Language Reference imprecise about the behaviour of `undefined`
Zig Version
0.10.0-dev.3981+60678f5ba
Steps to Reproduce
Given the example source:
const std = @import("std");
test "this passes" {
var tmp: u8 = undefined;
try std.testing.expect(tmp == 0xAA);
}
test "this fails" {
const tmp: u8 = undefined;
try std.testing.expect(tmp == 0xAA);
}
Expected Behavior
I expect both cases to pass because the language reference states that
In Debug mode, Zig writes 0xaa bytes to undefined memory.

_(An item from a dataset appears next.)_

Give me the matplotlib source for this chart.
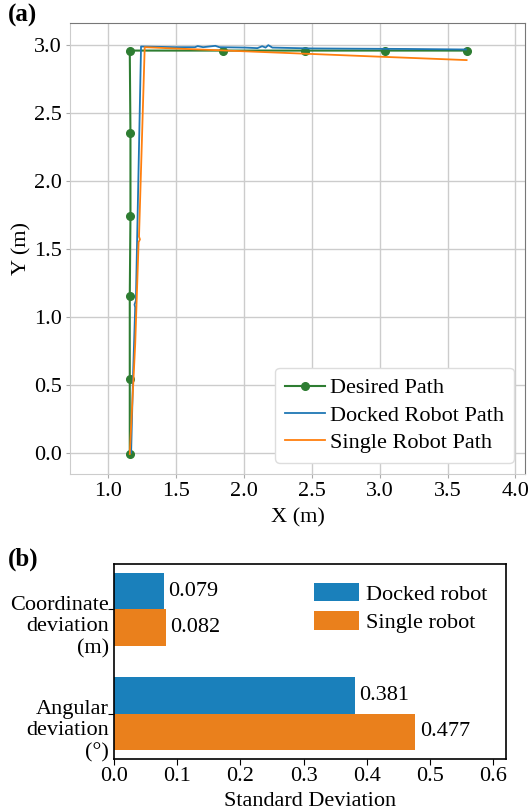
import matplotlib.pyplot as plt
from matplotlib.transforms import ScaledTranslation, blended_transform_factory

plt.rcParams['font.family'] = ['Liberation Serif', 'DejaVu Serif']
plt.rcParams['font.size'] = 16

# (a) paths
desired_x = [1.16, 1.16, 1.16, 1.165, 1.165, 1.16, 1.85, 2.45, 3.04, 3.64]
desired_y = [-0.01, 0.54, 1.15, 1.74, 2.35, 2.96, 2.96, 2.96, 2.96, 2.96]

docked_x = [1.17, 1.185, 1.20, 1.195, 1.205, 1.243, 1.50, 1.64, 1.66, 1.70, 1.79, 1.82,
            2.01, 2.10, 2.135, 2.16, 2.18, 2.21, 2.49, 2.80, 3.20, 3.635]
docked_y = [0.00, 0.60, 1.07, 1.09, 1.12, 2.99, 2.985, 2.985, 2.993, 2.985, 2.995, 2.985,
            2.982, 2.978, 2.992, 2.982, 3.00, 2.982, 2.976, 2.974, 2.972, 2.968]

single_x = [1.16, 1.20, 1.225, 1.235, 1.228, 1.27, 1.50, 2.00, 2.50, 3.00, 3.64]
single_y = [-0.01, 0.80, 1.55, 1.57, 1.59, 2.985, 2.975, 2.955, 2.935, 2.915, 2.89]

# (b) standard deviations
categories = ['Coordinate\ndeviation\n(m)', 'Angular\ndeviation\n(°)']
docked_std = [0.079, 0.381]
single_std = [0.082, 0.477]

fig = plt.figure(figsize=(5.28, 8.10), dpi=100)

ax1 = fig.add_axes([0.1326, 0.4148, 0.8617, 0.5568])
ax1.plot(desired_x, desired_y, color='#2e7d32', marker='o', markersize=5.5, lw=1.5,
         label='Desired Path', zorder=3)
ax1.plot(docked_x, docked_y, color='#1f77b4', lw=1.3, label='Docked Robot Path', zorder=4)
ax1.plot(single_x, single_y, color='#ff7f0e', lw=1.3, label='Single Robot Path', zorder=4)
ax1.set_xlim(0.72, 4.07)
ax1.set_ylim(-0.157, 3.163)
ax1.set_xticks([1.0, 1.5, 2.0, 2.5, 3.0, 3.5, 4.0])
ax1.set_yticks([0.0, 0.5, 1.0, 1.5, 2.0, 2.5, 3.0])
ax1.grid(True, color='#cccccc', lw=1.0)
ax1.set_axisbelow(True)
ax1.set_xlabel('X (m)', labelpad=5)
ax1.set_ylabel('Y (m)', labelpad=2)
ax1.tick_params(length=3, color='#aaaaaa', pad=3)
for s in ['left', 'bottom']:
    ax1.spines[s].set_color('#cccccc')
for s in ['top', 'right']:
    ax1.spines[s].set_color('#777777')
leg1 = ax1.legend(loc='lower right', handlelength=1.8, handletextpad=0.2,
                  labelspacing=0.3, borderpad=0.45, fancybox=True, framealpha=1.0,
                  edgecolor='#dddddd', borderaxespad=0.5)
fig.text(8 / 528, 1 - 4 / 810, '(a)', fontsize=18, fontweight='bold', va='top', ha='left')

ax2 = fig.add_axes([0.216, 0.063, 0.742, 0.2407])
pos = [1, 0]
h = 0.35
b1 = ax2.barh([p + h / 2 for p in pos], docked_std, height=h, color='#1a80bb',
              label='Docked robot')
b2 = ax2.barh([p - h / 2 for p in pos], single_std, height=h, color='#ea801c',
              label='Single robot')
for bars in (b1, b2):
    for rect, v in zip(bars, bars.datavalues):
        ax2.text(v + 0.007, rect.get_y() + rect.get_height() / 2, f'{v:.3f}',
                 va='center', ha='left')
ax2.set_xlim(0, 0.62)
ax2.set_xticks([0.0, 0.1, 0.2, 0.3, 0.4, 0.5, 0.6])
ax2.set_yticks(pos)
ax2.set_yticklabels(['' for _ in categories])
# category labels sit a bit below their tick, as in the original
lab_tr = blended_transform_factory(ax2.transAxes, ax2.transData) + \
    ScaledTranslation(0, -0.175, fig.dpi_scale_trans)
for p, cat in zip(pos, categories):
    ax2.text(-0.013, p, cat, transform=lab_tr, ha='right', va='center',
             multialignment='right', linespacing=1.18)
ax2.set_xlabel('Standard Deviation', labelpad=4)
ax2.tick_params(length=4, pad=2)
for s in ax2.spines.values():
    s.set_color('black')
    s.set_linewidth(1.2)
ax2.legend(loc='upper right', frameon=False, handlelength=2.0, handleheight=0.9,
           handletextpad=0.3, labelspacing=0.3, borderaxespad=0.45)
fig.text(8 / 528, 1 - 548 / 810, '(b)', fontsize=18, fontweight='bold', va='top', ha='left')

fig.savefig('out.png', dpi=100)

This is to catch bugs early, and to help detect use of undefined memory in a debugger.
However, the above code indicate that this is only true when a variable is mutable, which either is a compiler bug, or a detail I believe to be worth mentioning.
Actual Behavior
Given the current wording of the Zig Language Reference, I would expect both test conditions to pass, since in both situations, I am assigning undefined to a variable in Debug mode.
undefined is a poison value; Comparisons to undefined produce bools that are undefined. Branching on undefined is undefined behavior and the compiler can tell you if you try if (undefined) directly.
Whether the 0xaa value is observable to code is up to the compiler since undefined allows the compiler to assume any value is there. I think it should be clarified in the lang. ref. that 0xaa is explicitly a code-gen nicety rather than an observable semantic.